Yanko Design

This Minimal “Zero-AI” Macropad Was Built for the Way Freelancers Really Work

Our obsession with productivity has created a technology landscape that values data over discipline. We are encouraged to believe the path to better work is paved with more features, more integrations, and more automation, leading to tools that are powerful yet overwhelming. These systems promise efficiency by tracking our every move, analyzing habits, and optimizing our schedules. But in doing so, they can strip away our agency, turning the human process of creative work into a set of metrics managed by an algorithm. The result is a strange irony where the tools we build to manage time quietly end up consuming it.

The Freelancer Macropad by Studio Playground is a quiet rebellion born out of the subculture of moonlighting and freelancing. It is a tool built on the belief that awareness is more valuable than automation. Its simple interface, a single knob and a large key, puts the user in complete control, demanding a moment of physical intention to log the passage of time. Creator Shivam Dehinwal could have easily made this a dream device for data enthusiasts by using AI to track time seamlessly in the background. Instead, he made the deliberate choice to build a tool that requires your participation, arguing that the most powerful productivity feature is your own focused attention.

Designer: Studio Playground (Shivam Dehinwal)

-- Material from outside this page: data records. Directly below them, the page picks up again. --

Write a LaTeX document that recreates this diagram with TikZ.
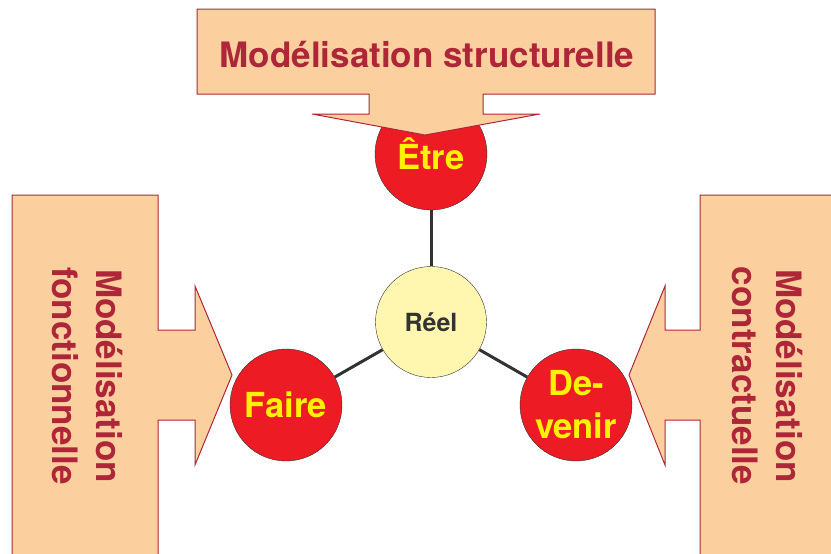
\documentclass[tikz,border=0pt]{standalone}
\usepackage{fontspec}
\setmainfont{TeX Gyre Heros}
\definecolor{peach}{HTML}{FCCF9F}
\definecolor{wine}{HTML}{AE2739}
\definecolor{bubblered}{HTML}{ED1C24}
\definecolor{lemon}{HTML}{FFF200}
\definecolor{cream}{HTML}{FFF6B0}
\definecolor{charcoal}{HTML}{333333}

\begin{document}
\begin{tikzpicture}[x=1pt, y=-1pt,
		pole/.style={circle, draw=charcoal, fill=bubblered, text=lemon, minimum size=112pt, inner sep=0pt, align=center, font=\fontsize{34.5}{43}\selectfont\bfseries},
		core/.style={circle, draw=charcoal, fill=cream, text=charcoal, minimum size=111pt, inner sep=0pt, font=\fontsize{25}{30}\selectfont\bfseries},
		link/.style={line width=3pt, color=charcoal},
		banner/.style={draw=wine, fill=peach, line width=1pt},
		lbl/.style={text=wine, font=\fontsize{35}{44}\selectfont\bfseries, align=center}
	]
	\clip (0,0) rectangle (831,554);

	\node[core] (reel) at (431,322) {Réel};
	\node[pole] (etre) at (431,154) {Être};
	\node[pole] (faire) at (286,405) {Faire};
	\node[pole] (devenir) at (576,405) {De-\\venir};

	\draw[link] (reel) -- (etre);
	\draw[link] (reel) -- (faire);
	\draw[link] (reel) -- (devenir);

	% the three block arrows
	\draw[banner] (197,9) -- (655,9) -- (655,94) -- (483,94) -- (483,114) -- (540,114) -- (425,135)
		-- (312,114) -- (369,114) -- (369,94) -- (197,94) -- cycle;
	\draw[banner] (12,195) -- (158,195) -- (158,330) -- (195,330) -- (195,286) -- (232,375)
		-- (195,465) -- (195,420) -- (158,420) -- (158,570) -- (12,570) -- cycle;
	\draw[banner] (845,195) -- (700,195) -- (700,330) -- (665,330) -- (665,286) -- (629,375)
		-- (665,465) -- (665,420) -- (700,420) -- (700,570) -- (845,570) -- cycle;

	\node[lbl] (structurelle) at (427,54) {Modélisation structurelle};
	\node[lbl, rotate=-90] (fonctionnelle) at (88,376) {Modélisation\\fonctionnelle};
	\node[lbl, rotate=-90] (contractuelle) at (767,376) {Modélisation\\contractuelle};
\end{tikzpicture}
\end{document}
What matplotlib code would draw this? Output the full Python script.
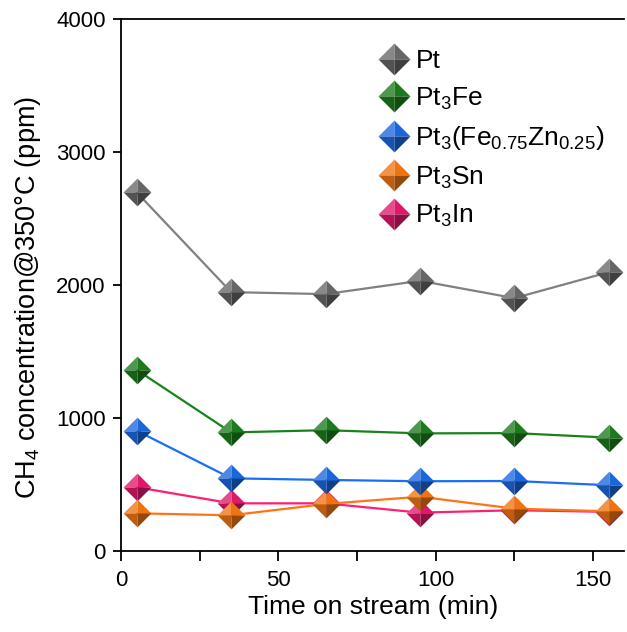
import numpy as np
import matplotlib.pyplot as plt
from matplotlib.path import Path
from matplotlib.colors import to_rgb

plt.rcParams['font.family'] = ['Liberation Sans', 'DejaVu Sans']
plt.rcParams['mathtext.fontset'] = 'custom'
plt.rcParams['mathtext.rm'] = 'Liberation Sans'
plt.rcParams['mathtext.it'] = 'Liberation Sans'

# CH4 produced over time on stream, one series per catalyst
time = [5, 35, 65, 95, 125, 155]
pt = [2700, 1950, 1935, 2035, 1905, 2100]
pt3fe = [1365, 895, 912, 888, 890, 856]
pt3fezn = [908, 550, 538, 528, 530, 498]
pt3sn = [287, 272, 357, 412, 322, 302]
pt3in = [483, 362, 362, 292, 310, 298]

labels = ['Pt', 'Pt$_3$Fe', 'Pt$_3$(Fe$_{0.75}$Zn$_{0.25}$)', 'Pt$_3$Sn', 'Pt$_3$In']
series = [pt, pt3fe, pt3fezn, pt3sn, pt3in]
line_colors = ['#808080', '#1a821a', '#1a6ef5', '#ff7412', '#ff1f72']
marker_colors = ['#666666', '#1c7a1c', '#1a66dd', '#ee7411', '#e0186a']

# four triangular faces of a pyramid-shaped diamond marker
faces = [
    Path([(0, 0), (-1, 0), (0, 1), (0, 0)], closed=True),   # top-left
    Path([(0, 0), (0, 1), (1, 0), (0, 0)], closed=True),    # top-right
    Path([(0, 0), (-1, 0), (0, -1), (0, 0)], closed=True),  # bottom-left
    Path([(0, 0), (0, -1), (1, 0), (0, 0)], closed=True),   # bottom-right
]
shade = [1.22, 1.0, 0.8, 0.62]


def tint(c, k):
    r = np.array(to_rgb(c))
    if k >= 1:
        return tuple(r + (1 - r) * (k - 1))
    return tuple(r * k)


fig = plt.figure(figsize=(6.27, 6.32), dpi=100)
ax = fig.add_axes([0.193, 0.1274, 0.803, 0.8418])

handles = []
n = len(series)
for i in range(n - 1, -1, -1):
    z = 2 + (n - i) * 2
    ax.plot(time, series[i], color=line_colors[i], lw=1.6, zorder=z)
    parts = []
    for f, k in zip(faces, shade):
        h, = ax.plot(time, series[i], ls='none', marker=f, markersize=20,
                     markerfacecolor=tint(marker_colors[i], k),
                     markeredgewidth=0, zorder=z + 1)
        parts.append(h)
    handles.insert(0, tuple(parts))

ax.set_xlim(0, 160)
ax.set_ylim(0, 4000)
ax.set_xticks([0, 50, 100, 150])
ax.set_xticks([25, 75, 125], minor=True)
ax.set_yticks([0, 1000, 2000, 3000, 4000])
ax.tick_params(axis='both', which='both', direction='out', labelsize=16,
               width=1.3, colors='black')
ax.tick_params(axis='x', which='both', length=7, pad=6)
ax.tick_params(axis='y', which='both', length=6, pad=5)
ax.spines['right'].set_visible(False)
for s in ['left', 'bottom', 'top']:
    ax.spines[s].set_linewidth(1.3)

ax.set_xlabel('Time on stream (min)', fontsize=19, labelpad=3)
ax.set_ylabel('CH$_4$ concentration@350°C (ppm)', fontsize=19.5)
ax.yaxis.set_label_coords(-0.155, 0.478)

ax.legend(handles, labels, loc='upper left', bbox_to_anchor=(0.57, 0.96),
          bbox_transform=fig.transFigure, frameon=False, fontsize=19,
          handlelength=1.0, handletextpad=0.3, labelspacing=0.47,
          markerscale=1.15)

fig.savefig('out.png', dpi=100)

For a salaried employee, time is the employer’s concern. The clock is managed by structure: a calendar of meetings, a fixed start and end to the day, a paycheck that arrives regardless of whether Tuesday was three hours of deep work or three hours of inbox archaeology. Freelancing dismantles that entirely. Every hour sold carries a direct monetary weight, and context switching between a branding project for one client and a deck for another can silently bleed a day into an unaccountable blur. The Macropad’s functionality is distilled for one purpose, to track your allocation of time, and that singular focus is precisely what makes it suited to the freelance condition.

 

The body sits in a calm, muted blue against a cream-toned chassis, with a yellow flower-shaped rotary knob that reads as playful and precise rather than gimmicky. Using the knob you can switch between projects, and using the spacebar you can pause and play the time counter. A small OLED display to the left surfaces the active project name and elapsed time without tipping into information overload. You only need a computer during setup to add projects, and after that the Macropad runs independently from a phone, power bank, or computer. When you need the log, a long press of the spacebar outputs a time receipt directly into any text editor of your choice, a Google Doc, a Word file, even an email body.

Still in beta, the Macropad has already surfaced different modalities of use, and those insights are actively driving further development of the project. Pricing and broader availability remain open questions, and the product’s trajectory will depend on whether enough people see dedicated physical hardware as a ritual worth investing in. You can follow progress at Shivam’s Instagram, @shivam_playground. I suspect the people who need this most will know it the moment they see it, because what the Macropad quietly hands back is something the app ecosystem has been slowly taking away for years: a real sense of ownership over your own time.